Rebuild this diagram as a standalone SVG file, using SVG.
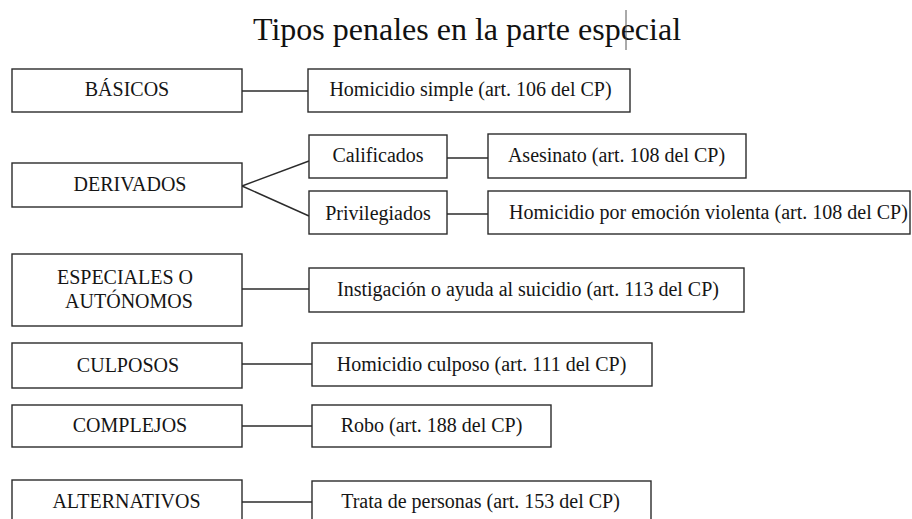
<svg xmlns="http://www.w3.org/2000/svg" width="912" height="519" viewBox="0 0 912 519">
  <style>
    .box { fill: #ffffff; stroke: #2b2b2b; stroke-width: 1.4; }
    .lbl { font-size: 20px; fill: #151515; text-anchor: middle; }
    .title { font-size: 32px; fill: #111111; }
    .conn line { stroke: #2b2b2b; stroke-width: 1.4; }
  </style>
  <rect width="912" height="519" fill="#ffffff"/>
  <g font-family="Liberation Serif, DejaVu Serif, serif">
  <text class="title" x="253" y="40">Tipos penales en la parte especial</text>
  <line x1="626" y1="10" x2="626" y2="50" stroke="#555555" stroke-width="1"/>

  <g id="connectors" class="conn">
    <line x1="242" y1="91" x2="308" y2="91"/>
    <line x1="242" y1="186" x2="309" y2="161"/>
    <line x1="242" y1="186" x2="309" y2="216"/>
    <line x1="447" y1="158" x2="488" y2="158"/>
    <line x1="447" y1="214" x2="488" y2="214"/>
    <line x1="242" y1="289" x2="309" y2="289"/>
    <line x1="242" y1="364" x2="312" y2="364"/>
    <line x1="242" y1="426" x2="312" y2="426"/>
    <line x1="242" y1="502" x2="312" y2="502"/>
  </g>

  <g id="basicos"><rect class="box" x="12" y="69" width="230" height="43"/><text class="lbl" x="127" y="96">BÁSICOS</text></g>
  <g id="homicidio-simple"><rect class="box" x="308" y="69" width="322" height="43"/><text class="lbl" x="470.5" y="96">Homicidio simple (art. 106 del CP)</text></g>

  <g id="derivados"><rect class="box" x="12" y="163" width="230" height="44"/><text class="lbl" x="130" y="191">DERIVADOS</text></g>
  <g id="calificados"><rect class="box" x="309" y="135" width="138" height="43"/><text class="lbl" x="378" y="162">Calificados</text></g>
  <g id="privilegiados"><rect class="box" x="309" y="191" width="138" height="43"/><text class="lbl" x="378" y="220">Privilegiados</text></g>
  <g id="asesinato"><rect class="box" x="488" y="134" width="258" height="44"/><text class="lbl" x="616.5" y="162">Asesinato (art. 108 del CP)</text></g>
  <g id="emocion-violenta"><rect class="box" x="488" y="191" width="422" height="43"/><text class="lbl" x="509" y="219" style="text-anchor:start">Homicidio por emoción violenta (art. 108 del CP)</text></g>

  <g id="especiales"><rect class="box" x="12" y="254" width="230" height="72"/><text class="lbl" x="125" y="284">ESPECIALES O</text><text class="lbl" x="129" y="308">AUTÓNOMOS</text></g>
  <g id="instigacion"><rect class="box" x="309" y="268" width="435" height="44"/><text class="lbl" x="528" y="296">Instigación o ayuda al suicidio (art. 113 del CP)</text></g>

  <g id="culposos"><rect class="box" x="12" y="343" width="230" height="45"/><text class="lbl" x="128" y="372">CULPOSOS</text></g>
  <g id="homicidio-culposo"><rect class="box" x="312" y="343" width="340" height="43"/><text class="lbl" x="481.5" y="371">Homicidio culposo (art. 111 del CP)</text></g>

  <g id="complejos"><rect class="box" x="12" y="405" width="230" height="42"/><text class="lbl" x="130" y="432">COMPLEJOS</text></g>
  <g id="robo"><rect class="box" x="312" y="405" width="239" height="42"/><text class="lbl" x="431.5" y="432">Robo (art. 188 del CP)</text></g>

  <g id="alternativos"><rect class="box" x="12" y="480" width="230" height="50"/><text class="lbl" x="126.5" y="508">ALTERNATIVOS</text></g>
  <g id="trata"><rect class="box" x="312" y="481" width="339" height="50"/><text class="lbl" x="480.5" y="508">Trata de personas (art. 153 del CP)</text></g>
  </g>
</svg>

***

Task requirements:
Copy the data word for word. Pictures do not go in the copy.

Result below:
Rebuild this diagram as a standalone SVG file, using SVG.
<svg xmlns="http://www.w3.org/2000/svg" width="912" height="519" viewBox="0 0 912 519">
  <style>
    .box { fill: #ffffff; stroke: #2b2b2b; stroke-width: 1.4; }
    .lbl { font-size: 20px; fill: #151515; text-anchor: middle; }
    .title { font-size: 32px; fill: #111111; }
    .conn line { stroke: #2b2b2b; stroke-width: 1.4; }
  </style>
  <rect width="912" height="519" fill="#ffffff"/>
  <g font-family="Liberation Serif, DejaVu Serif, serif">
  <text class="title" x="253" y="40">Tipos penales en la parte especial</text>
  <line x1="626" y1="10" x2="626" y2="50" stroke="#555555" stroke-width="1"/>

  <g id="connectors" class="conn">
    <line x1="242" y1="91" x2="308" y2="91"/>
    <line x1="242" y1="186" x2="309" y2="161"/>
    <line x1="242" y1="186" x2="309" y2="216"/>
    <line x1="447" y1="158" x2="488" y2="158"/>
    <line x1="447" y1="214" x2="488" y2="214"/>
    <line x1="242" y1="289" x2="309" y2="289"/>
    <line x1="242" y1="364" x2="312" y2="364"/>
    <line x1="242" y1="426" x2="312" y2="426"/>
    <line x1="242" y1="502" x2="312" y2="502"/>
  </g>

  <g id="basicos"><rect class="box" x="12" y="69" width="230" height="43"/><text class="lbl" x="127" y="96">BÁSICOS</text></g>
  <g id="homicidio-simple"><rect class="box" x="308" y="69" width="322" height="43"/><text class="lbl" x="470.5" y="96">Homicidio simple (art. 106 del CP)</text></g>

  <g id="derivados"><rect class="box" x="12" y="163" width="230" height="44"/><text class="lbl" x="130" y="191">DERIVADOS</text></g>
  <g id="calificados"><rect class="box" x="309" y="135" width="138" height="43"/><text class="lbl" x="378" y="162">Calificados</text></g>
  <g id="privilegiados"><rect class="box" x="309" y="191" width="138" height="43"/><text class="lbl" x="378" y="220">Privilegiados</text></g>
  <g id="asesinato"><rect class="box" x="488" y="134" width="258" height="44"/><text class="lbl" x="616.5" y="162">Asesinato (art. 108 del CP)</text></g>
  <g id="emocion-violenta"><rect class="box" x="488" y="191" width="422" height="43"/><text class="lbl" x="509" y="219" style="text-anchor:start">Homicidio por emoción violenta (art. 108 del CP)</text></g>

  <g id="especiales"><rect class="box" x="12" y="254" width="230" height="72"/><text class="lbl" x="125" y="284">ESPECIALES O</text><text class="lbl" x="129" y="308">AUTÓNOMOS</text></g>
  <g id="instigacion"><rect class="box" x="309" y="268" width="435" height="44"/><text class="lbl" x="528" y="296">Instigación o ayuda al suicidio (art. 113 del CP)</text></g>

  <g id="culposos"><rect class="box" x="12" y="343" width="230" height="45"/><text class="lbl" x="128" y="372">CULPOSOS</text></g>
  <g id="homicidio-culposo"><rect class="box" x="312" y="343" width="340" height="43"/><text class="lbl" x="481.5" y="371">Homicidio culposo (art. 111 del CP)</text></g>

  <g id="complejos"><rect class="box" x="12" y="405" width="230" height="42"/><text class="lbl" x="130" y="432">COMPLEJOS</text></g>
  <g id="robo"><rect class="box" x="312" y="405" width="239" height="42"/><text class="lbl" x="431.5" y="432">Robo (art. 188 del CP)</text></g>

  <g id="alternativos"><rect class="box" x="12" y="480" width="230" height="50"/><text class="lbl" x="126.5" y="508">ALTERNATIVOS</text></g>
  <g id="trata"><rect class="box" x="312" y="481" width="339" height="50"/><text class="lbl" x="480.5" y="508">Trata de personas (art. 153 del CP)</text></g>
  </g>
</svg>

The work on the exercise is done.